To be honest it seemed a bit trite; also a "tabla rasa". I imagine anyone watching it then confirming to themselves that they're not the one's "fouling the river of freedom"

Posted by: c3 at December 5, 2006 08:58 AM

Yeah Chris, quite possibly. I guess it depends on the audience. As a sort of a parable, I imagine it would be pretty useful as a conversation starter at the beginning of a civics unit on liberty.

Consider whether it's being blandly trite could be a strength if you want to start a conversation on the note of an appeal to civic virtue, to one's better nature.
Of course no one is going to think that THEY are the fouler of the river. But that's probably not the fault of the cartoon so much as an ingrained aspect of human nature.

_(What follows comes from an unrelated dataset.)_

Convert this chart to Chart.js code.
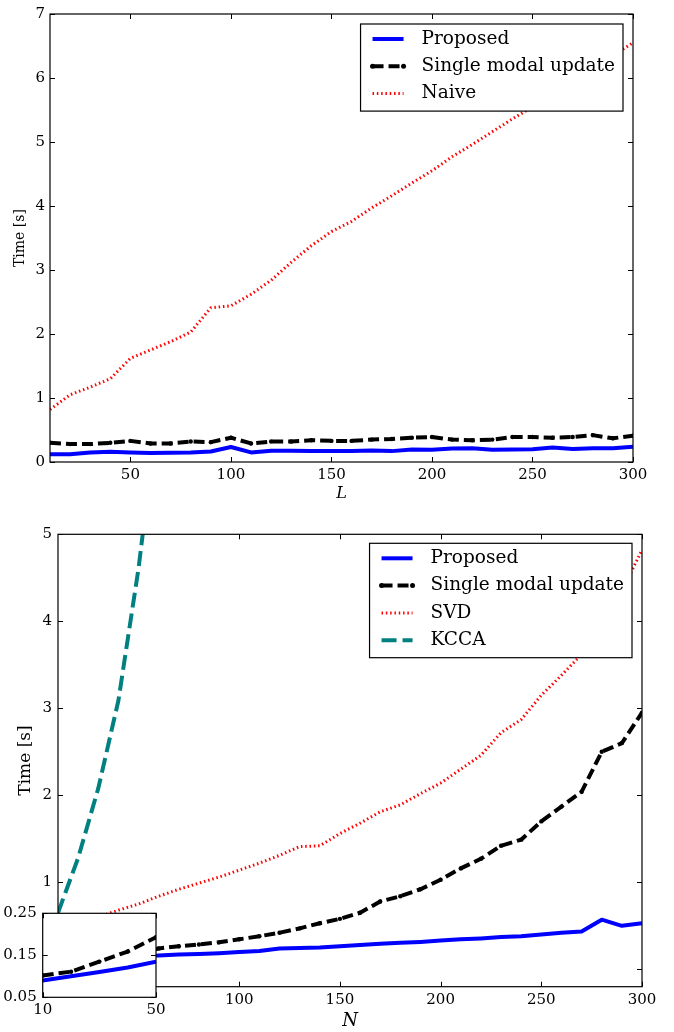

Corny? Probably so. I really liked Field of Dreams, so maybe I'm a sucker for it.


Posted by: bk at December 5, 2006 11:42 AM

Heal his pain

Posted by: c3 at December 5, 2006 02:10 PM

Of course no one is going to think that THEY are the fouler of the river. But that's probably not the fault of the cartoon so much as an ingrained aspect of human nature.

Of course, one could infer that was the whole underlying meaning in the cartoon. Meant more to make people look introspective. Simple, yes? Cliched, yes? And that is different from todays political leaders in what way?